Long-term stability and dynamical spacing of compact planetary systems

TL;DR

This paper reviews how interactions between triplet resonances cause chaos and instability in compact multi-planet systems, explaining their long-term stability limits and the inadequacy of Hill radius as a measure.

Contribution

It presents a detailed model of resonance-driven chaos in compact planetary systems and derives a scaling law for stability based on planet-star mass ratio.

Findings

Resonance interactions lead to chaotic semi-major axis diffusion.

The critical spacing for stability scales with the planet-star mass ratio to the 1/4 power.

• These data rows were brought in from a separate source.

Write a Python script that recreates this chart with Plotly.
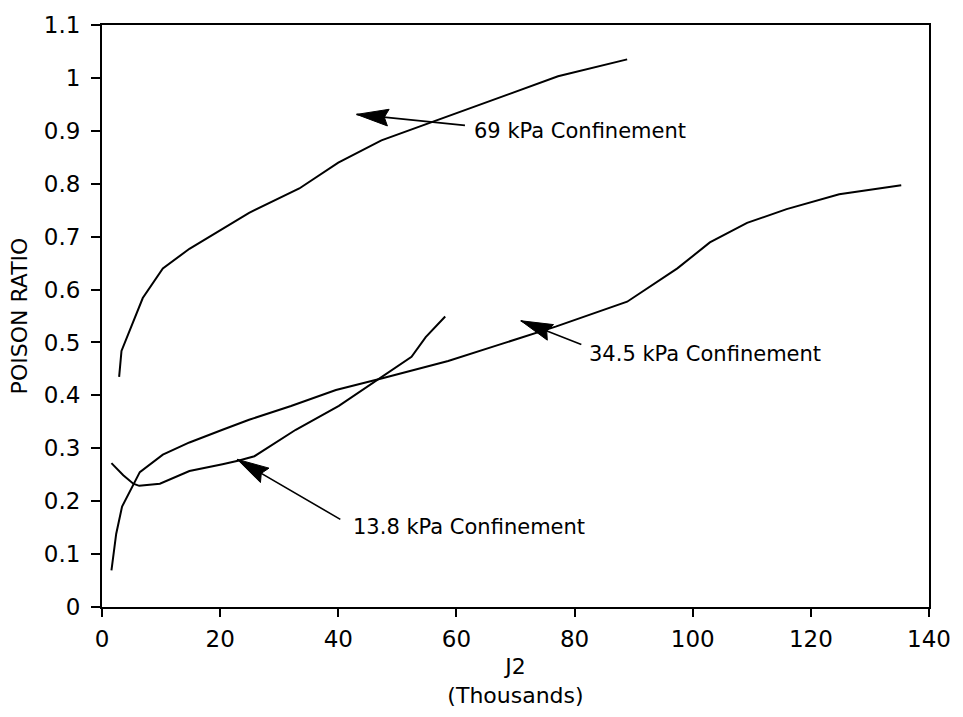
import math
import plotly.graph_objects as go

# ---- data (J2 in thousands, Poisson ratio) ----
x_69 = [2.9, 3.3, 6.9, 10.3, 14.8, 24.9, 33.4, 40.0, 47.3, 55.8, 67.0, 77.2, 88.9]
y_69 = [0.435, 0.484, 0.584, 0.640, 0.677, 0.745, 0.791, 0.840, 0.882, 0.916, 0.962, 1.003, 1.035]

x_345 = [1.6, 2.4, 3.4, 5.3, 6.4, 10.3, 14.8, 20.4, 24.9, 32.0, 39.6, 47.3, 58.6, 67.0,
         76.8, 88.9, 97.4, 102.9, 109.2, 115.9, 124.8, 135.3]
y_345 = [0.069, 0.138, 0.190, 0.231, 0.255, 0.288, 0.311, 0.335, 0.354, 0.380, 0.410, 0.432,
         0.465, 0.495, 0.530, 0.577, 0.640, 0.689, 0.726, 0.752, 0.780, 0.797]

x_138 = [1.6, 3.6, 5.3, 6.3, 9.8, 14.8, 20.4, 23.2, 25.8, 32.8, 40.1, 46.8, 52.4, 54.8, 58.1]
y_138 = [0.272, 0.249, 0.233, 0.229, 0.233, 0.257, 0.270, 0.277, 0.285, 0.335, 0.380,
         0.430, 0.473, 0.510, 0.549]

x_ticks = [0, 20, 40, 60, 80, 100, 120, 140]
y_ticks = [0, 0.1, 0.2, 0.3, 0.4, 0.5, 0.6, 0.7, 0.8, 0.9, 1.0, 1.1]
y_tick_labels = ["0", "0.1", "0.2", "0.3", "0.4", "0.5", "0.6", "0.7", "0.8", "0.9", "1", "1.1"]

# labels: arrow head, arrow tail, text anchor (data coordinates)
labels = ["69 kPa Confinement", "34.5 kPa Confinement", "13.8 kPa Confinement"]
head_x = [43.1, 70.9, 22.9]
head_y = [0.931, 0.541, 0.279]
tail_x = [61.7, 81.4, 40.6]
tail_y = [0.910, 0.495, 0.164]
text_x = [62.6, 82.1, 42.2]
text_y = [0.900, 0.478, 0.151]

FONT = "DejaVu Sans"
W, H = 963, 717
M = dict(l=102, r=30, t=16, b=110)
X_RANGE = [0, 140]
Y_RANGE = [0, 1.1]
# pixel scale of the plot area (used to shape the arrowheads)
sx = (W - M["l"] - M["r"]) / (X_RANGE[1] - X_RANGE[0])
sy = (H - M["t"] - M["b"]) / (Y_RANGE[1] - Y_RANGE[0])
HEAD_LEN, HEAD_HALF, NOTCH = 32.0, 8.5, 4.0

fig = go.Figure()
for xs, ys, name in [(x_69, y_69, "69 kPa"), (x_345, y_345, "34.5 kPa"), (x_138, y_138, "13.8 kPa")]:
    fig.add_trace(go.Scatter(x=xs, y=ys, mode="lines", name=name,
                             line=dict(color="black", width=2), showlegend=False,
                             hoverinfo="skip"))

for i, t in enumerate(labels):
    # shaft
    fig.add_annotation(x=head_x[i], y=head_y[i], ax=tail_x[i], ay=tail_y[i],
                       xref="x", yref="y", axref="x", ayref="y", text="",
                       showarrow=True, arrowhead=0, arrowwidth=1.6,
                       arrowcolor="black", standoff=0, startstandoff=0)
    # filled arrowhead, built in pixel space then mapped back to data units
    dxp = (tail_x[i] - head_x[i]) * sx
    dyp = (tail_y[i] - head_y[i]) * sy
    n = math.hypot(dxp, dyp)
    ux, uy = dxp / n, dyp / n
    px, py = -uy, ux
    pts = [(0, 0),
           (ux * HEAD_LEN + px * HEAD_HALF, uy * HEAD_LEN + py * HEAD_HALF),
           (ux * (HEAD_LEN - NOTCH), uy * (HEAD_LEN - NOTCH)),
           (ux * HEAD_LEN - px * HEAD_HALF, uy * HEAD_LEN - py * HEAD_HALF),
           (0, 0)]
    fig.add_trace(go.Scatter(x=[head_x[i] + a / sx for a, b in pts],
                             y=[head_y[i] + b / sy for a, b in pts],
                             mode="lines", fill="toself", fillcolor="black",
                             line=dict(color="black", width=1), showlegend=False,
                             hoverinfo="skip"))
    fig.add_annotation(x=text_x[i], y=text_y[i], xref="x", yref="y", text=t,
                       showarrow=False, xanchor="left", yanchor="middle",
                       font=dict(family=FONT, size=21, color="black"))

fig.update_xaxes(range=X_RANGE, tickvals=x_ticks, ticks="outside", ticklen=8, tickwidth=1.5,
                 tickcolor="black", showline=True, linecolor="black", linewidth=2, mirror=True,
                 showgrid=False, zeroline=False, ticklabelstandoff=2,
                 tickfont=dict(family=FONT, size=23, color="black"),
                 title=dict(text="J2<br>(Thousands)", standoff=8,
                            font=dict(family=FONT, size=22, color="black")))
fig.update_yaxes(range=Y_RANGE, tickvals=y_ticks, ticktext=y_tick_labels, ticks="outside",
                 ticklen=9, tickwidth=1.5, tickcolor="black", showline=True, linecolor="black",
                 linewidth=2, mirror=True, showgrid=False, zeroline=False, ticklabelstandoff=6,
                 tickfont=dict(family=FONT, size=23, color="black"),
                 title=dict(text="POISON RATIO", standoff=10,
                            font=dict(family=FONT, size=22, color="black")))

fig.update_layout(width=W, height=H, margin=M,
                  paper_bgcolor="white", plot_bgcolor="white",
                  font=dict(family=FONT, color="black"))

fig.write_html("out.html")
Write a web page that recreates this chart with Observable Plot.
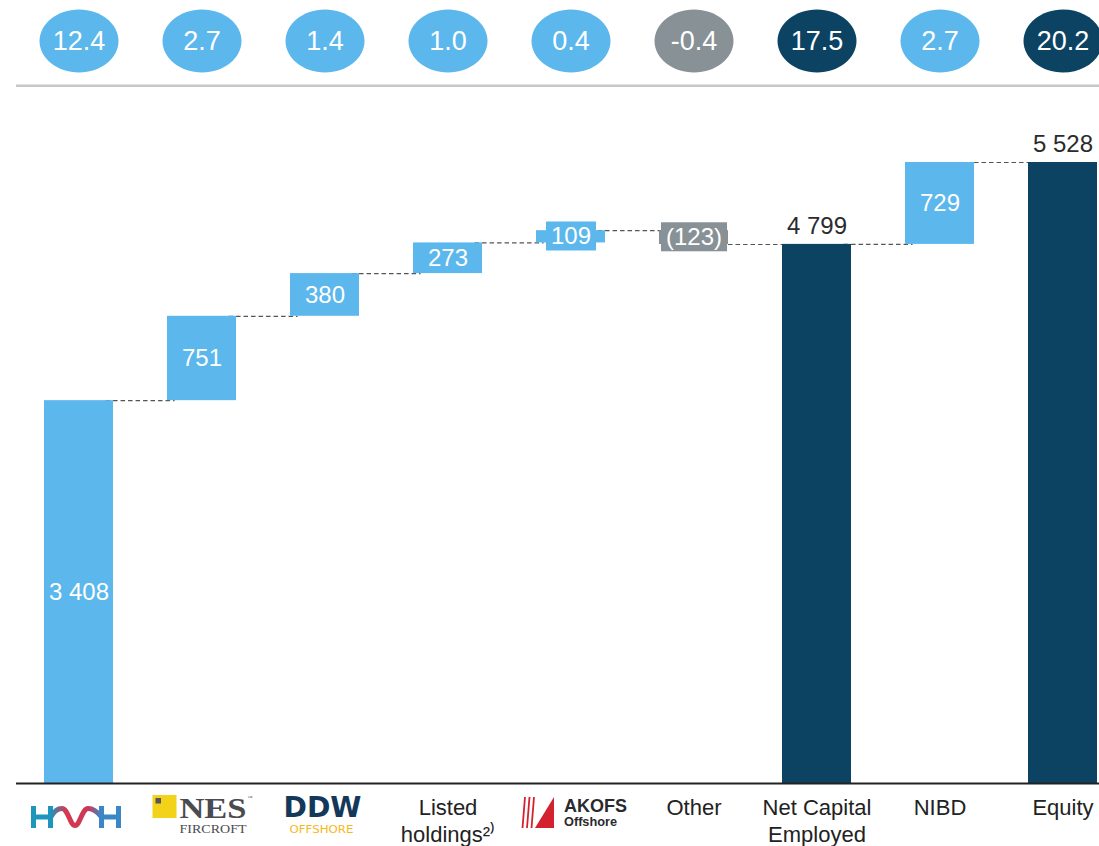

The Hill radius is not an appropriate measure of dynamical compactness.

Abstract

Exoplanet detection surveys revealed the existence of numerous multi-planetary systems packed close to their stability limit. In this proceeding, we review the mechanism driving the instability of compact systems, originally published in Petit et al. (2020). Compact systems dynamics are dominated by the interactions between resonances involving triplets of planets. The complex network of three-planet mean motion resonances drives a slow chaotic semi-major axes diffusion, leading to a fast and destructive scattering phase. This model reproduces quantitatively the instability timescale found numerically. We can observe signpost of this process on exoplanet systems architecture. The critical spacing ensuring stability scales as the planet-to star mass ratio to the power 1/4. It explains why the Hill radius is not an adapted measure of dynamical compactness of exoplanet systems, particularly for terrestrial planets. We also provide some insight on the theoretical tools developed in the original work and how they can be of interest in other problems.